The Walking Dead Seasons 1 & 2, Wolf Among Us, Batman 1 & 2, all are fantastic games. But they are not so much games as interactive voice acted comics, to be watched rather than played. I don't know how anyone can say they "are the same thing", that's just asinine. If you don't like the stories, that's fine, but to say they have no value to anyone is entitled gamer horseshit.

Sadly, it seems like their company was severely mismanaged. I read not that long ago the former CEO is suing the company.

https://www.gamespot.com/articles/telltale-announces-majority-studio-closure-walking/1100-6461967/?utm_source=gamefaqs&utm_medium=partner&utm_content=news_module&utm_campaign=hub_forum

The article says Telltale has confirmed that they are definitely shutting down. Only 25 (of 250) staff remain to finish up the rest of the Walking Dead Final Season (the fourth game). One Episode is already out while three more are planned with the next releasing on the 25th. All other projects, such as a second season to The Wolf Among Us, have been cancelled.

Quite a shame. Granted, the Walking Dead Telltale series got worse with every season. Why they shifted the focus for Season 3 in particular to the unknown Javier boggles my mind.

I played the first two seasons of Walking Dead, Wolf Among Us, Game of Thrones, and the first Batman. I enjoyed all of them. There's not much game there at all but the stories were always well done. I never really cared that it always came to the same general conclusion, how much more work would have to go into the game to make all these different episodes for each path you take?

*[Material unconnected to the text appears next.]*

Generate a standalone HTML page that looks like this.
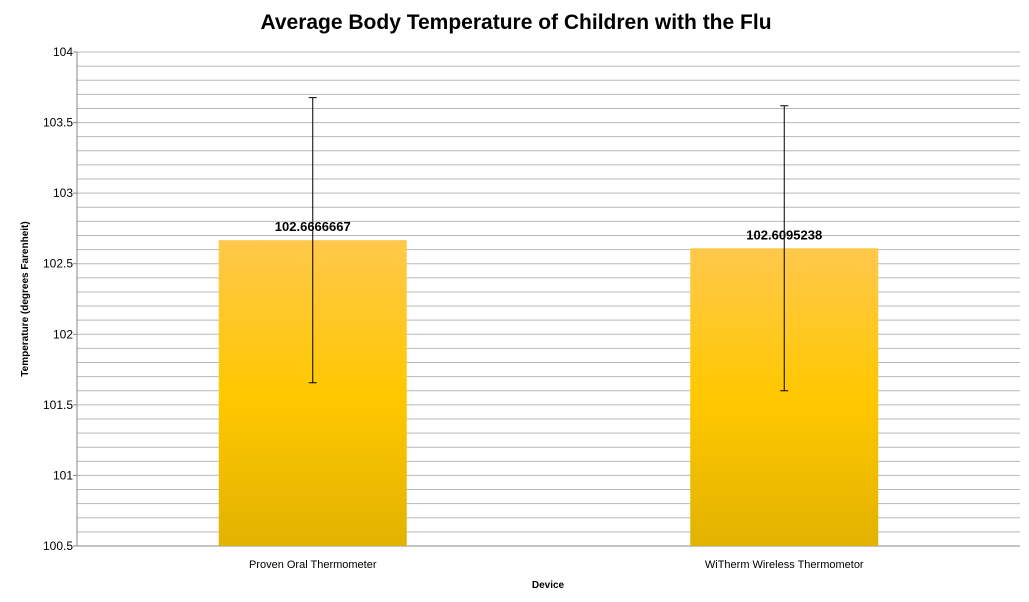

I feel like their big problem was releasing games in episodes and then when the game was complete, they always celebrated it with a sale. You had no incentive to buy the game until it was complete. Each episode took a month or two so you'd lose interest and forget some details if you played them once they were released. You were much better off waiting for the final product and buying it on sale. I'm not surprised they're going under with those kinds of business practices. I'm sure all those licenses weren't cheap either.

A very dumb business model. Licenses also come with things like a requirement to release X number of games and stuff. For example, WWE wouldn’t allow THQ to take those games to biannually, which would have allowed for lower production costs and more improvements.